You can also put deadlines on when those special pricing deal offers will end. The CFO can really help the client
business owner with a more profound understanding of the payback associated with operating systems.
Why CFO's who work part time are valuable
The most cost effective and productive way to use a CFO is on a part time basis. In other words a CFO Consultant.
Back in the day, Chief Financial Officers were more commonly called controllers and controllers would pay a lot of
attention to monthly closings, financial statement preparation and profit planning. With todays operating systems and more
sophisticated accounting modules, CFOs can turn more of their attention to areas that are more productive to the business
owner. For example CFOs can turn their attention to business forecasting, inventory planning and reduction of risk.
These aforementioned productive CFO duties and CFO services do not take full time manpower. You can even add
a number of other CFO services and it still will not require a full time CFO. When you hire CFOs on
a part time basis they will not require benefits as most are of independent contractor status. These CFOs are also
your CFO as long as you want to keep them. The Business Owner wont get a two week notice because they found another
job. In closing CFOs who work on a part time basis are more valuable because they will tackle the most important issues
in your business and with extreme cost effectiveness.
Should a CFO offer Business Plan Preparation as a CFO Service?

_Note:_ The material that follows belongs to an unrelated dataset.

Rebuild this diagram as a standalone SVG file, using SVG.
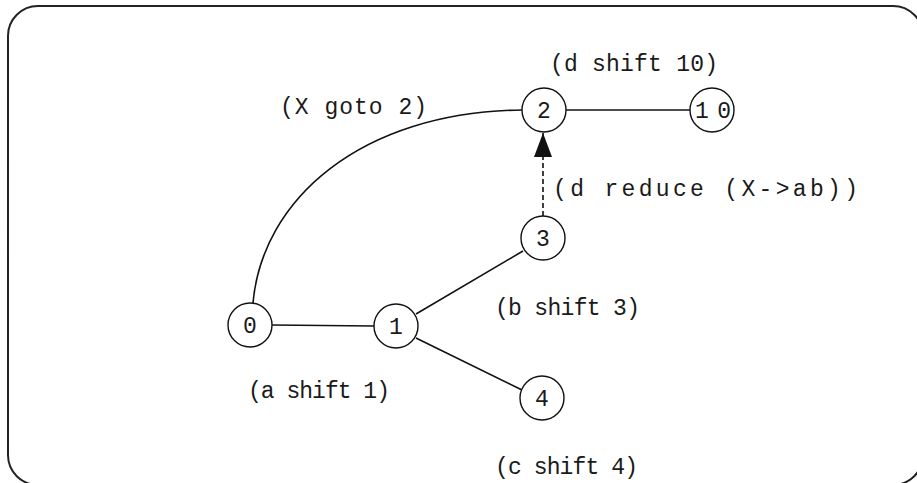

I believe it is a valuable service to my CFO clients to offer business plan preparation. One of the key attributes
for a CFO to have in order to prepare business plans is prior business ownership experience. With prior business ownership
experience a CFO will have a better handle on the operational and marketing components of the plan. This experience will
give him the ability to ask the right questions to the business owner and staff. The CFO already possesses the skills
to prepare the financial portion of the business plan. The main purpose of a business plan is to put a company on the right
track. Lots of times business owners say they are headed in a certain direction but as CFO when you start to peel the layers
away you find that the company is going in an entirely different direction to what the Business Owner thinks. The business
plan will help put the business owner in the direction he wants to go. In addition, business plans are of vital importance
when the company is seeking additional financing whether the financing is coming form a bank, an angel or a venture capitalist.
Since it is imperative that CFOs offer finding financing as a CFO Service, it only follows through that the
CFO should be able to prepare the business plan.
Should CFOs Track Patents and Trademarks?
I believe it is a valuable service when a CFO keeps track of the Patents and Trademarks for a company. Patents
and Trademarks can get very complicated and therefore easy to lose track of especially if there are several. Understanding
where each Patent and Trademark is in the process will be one less area for a business owner to worry about. Suggesting patents
and trademark opportunities is another CFO Service that can be performed that would be helpful. If the company imports
be aware that if a product has FDA approval that there can be some discounts on Duty and Tariffs on those imports. Also be
aware that if a company is not registered with the FDA for certain products that shipments can be refused at customs. I learned
about this when I was tracking a patent for a client. Another important factor in tracking Trademarks and Patents are understanding
the costs. Legal fees can get way out of hand. Most recently I have used legalzoom.com and had a lot of success in filing
a trademark at a quarter of the cost.